Quantification of Diffusive Methane Emissions from a Large Eutrophic Lake with Satellite Imagery

Lakes are major emitters of methane (CH₄); however, a longstanding challenge with quantifying the magnitude of emissions remains as a result of large spatial and temporal variability. This study was designed to address the issue using satellite remote sensing with the advantages of spatial coverage and temporal resolution. Using Aqua/MODIS imagery (2003–2020) and in situ measured data (2011–2017) in eutrophic Lake Taihu, we compared the performance of eight machine learning models to predict diffusive CH₄ emissions and found that the random forest (RF) model achieved the best fitting accuracy (R² = 0.65 and mean relative error = 21%).

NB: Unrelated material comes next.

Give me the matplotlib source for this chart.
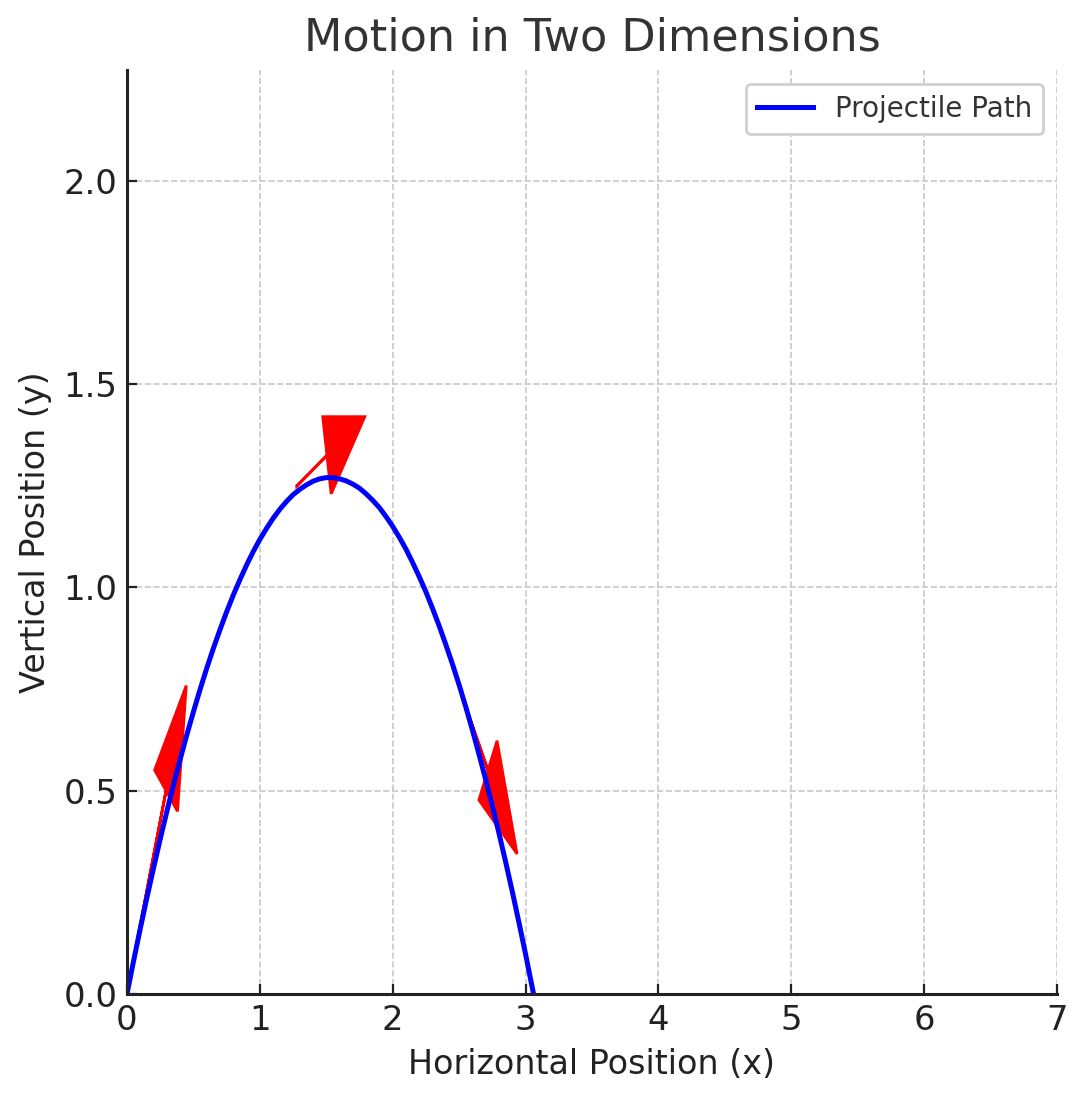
import matplotlib
matplotlib.use("Agg")
import matplotlib.pyplot as plt

# projectile path
path_x = [0.0, 0.05, 0.1, 0.15, 0.2, 0.25, 0.3, 0.35, 0.4, 0.45, 0.5,
          0.55, 0.6, 0.65, 0.7, 0.75, 0.8, 0.85, 0.9, 0.95, 1.0,
          1.05, 1.1, 1.15, 1.2, 1.25, 1.3, 1.35, 1.4, 1.45, 1.5,
          1.55, 1.6, 1.65, 1.7, 1.75, 1.8, 1.85, 1.9, 1.95, 2.0,
          2.05, 2.1, 2.15, 2.2, 2.25, 2.3, 2.35, 2.4, 2.45, 2.5,
          2.55, 2.6, 2.65, 2.7, 2.75, 2.8, 2.85, 2.9, 2.95, 3.0, 3.03, 3.06]
path_y = [0.0, 0.082, 0.161, 0.237, 0.310, 0.381, 0.449, 0.515, 0.577, 0.637, 0.694,
          0.749, 0.801, 0.850, 0.896, 0.940, 0.981, 1.019, 1.055, 1.088, 1.118,
          1.145, 1.170, 1.192, 1.211, 1.228, 1.241, 1.252, 1.261, 1.267, 1.270,
          1.270, 1.267, 1.262, 1.254, 1.244, 1.230, 1.214, 1.196, 1.174, 1.150,
          1.123, 1.094, 1.061, 1.026, 0.989, 0.948, 0.905, 0.859, 0.811, 0.760,
          0.706, 0.649, 0.589, 0.527, 0.463, 0.395, 0.325, 0.252, 0.176, 0.098, 0.049, 0.0]

# velocity arrows: start point and components
arrow_x = [0.0, 1.277, 2.52]
arrow_y = [0.0, 1.249, 0.735]
arrow_dx = [0.294, 0.228, 0.197]
arrow_dy = [0.50, 0.076, -0.185]

x_ticks = [0, 1, 2, 3, 4, 5, 6, 7]
y_ticks = [0.0, 0.5, 1.0, 1.5, 2.0]

fig = plt.figure(figsize=(1087 / 200, 1101 / 200), dpi=200)
ax = fig.add_axes([127 / 1087, 107 / 1101, 930 / 1087, 924 / 1101])

# arrows go under the path line
for x, y, dx, dy in zip(arrow_x, arrow_y, arrow_dx, arrow_dy):
    ax.arrow(x, y, dx, dy, head_width=0.2, head_length=0.3, color="red")

ax.plot(path_x, path_y, color="blue", linewidth=1.8, label="Projectile Path")

ax.set_xlim(0, 7)
ax.set_ylim(0, 2.2725)
ax.set_xticks(x_ticks)
ax.set_yticks(y_ticks)
ax.set_yticklabels([f"{v:.1f}" for v in y_ticks])

ax.set_title("Motion in Two Dimensions", fontsize=16, color="#333333", pad=7)
ax.set_xlabel("Horizontal Position (x)", fontsize=12, color="#222222")
ax.set_ylabel("Vertical Position (y)", fontsize=12, color="#222222")

ax.tick_params(direction="in", length=3.6, width=0.8, colors="#222222", labelsize=12.2)
for side in ["top", "right"]:
    ax.spines[side].set_visible(False)
for side in ["left", "bottom"]:
    ax.spines[side].set_linewidth(1.1)
    ax.spines[side].set_color("#222222")

ax.grid(True, linestyle="--", linewidth=0.6, color="#c8c8c8")
ax.set_axisbelow(True)

leg = ax.legend(loc="upper right", fontsize=10, framealpha=1)
leg.get_frame().set_edgecolor("#d0d0d0")
for t in leg.get_texts():
    t.set_color("#333333")

fig.savefig("out.png", dpi=200)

On the basis of input satellite variables (chlorophyll a, water surface temperature, diffuse attenuation coefficient, and photosynthetically active radiation), we assessed how and why they help predict the CH₄ emissions with the RF model. Overall, these variables mechanistically controlled the emissions, leading to the model capturing well the variability of diffusive CH₄ emissions from the lake. Additionally, we found climate warming and associated algal blooms boosted the long-term increase in the emissions via reconstructing historical (2003–2020) daily time series of CH₄ emissions. This study demonstrates the great potential of satellites to map lake CH₄ emissions by providing spatiotemporal continuous data, with new and timely insights into accurately understanding the magnitude of aquatic greenhouse gas emissions.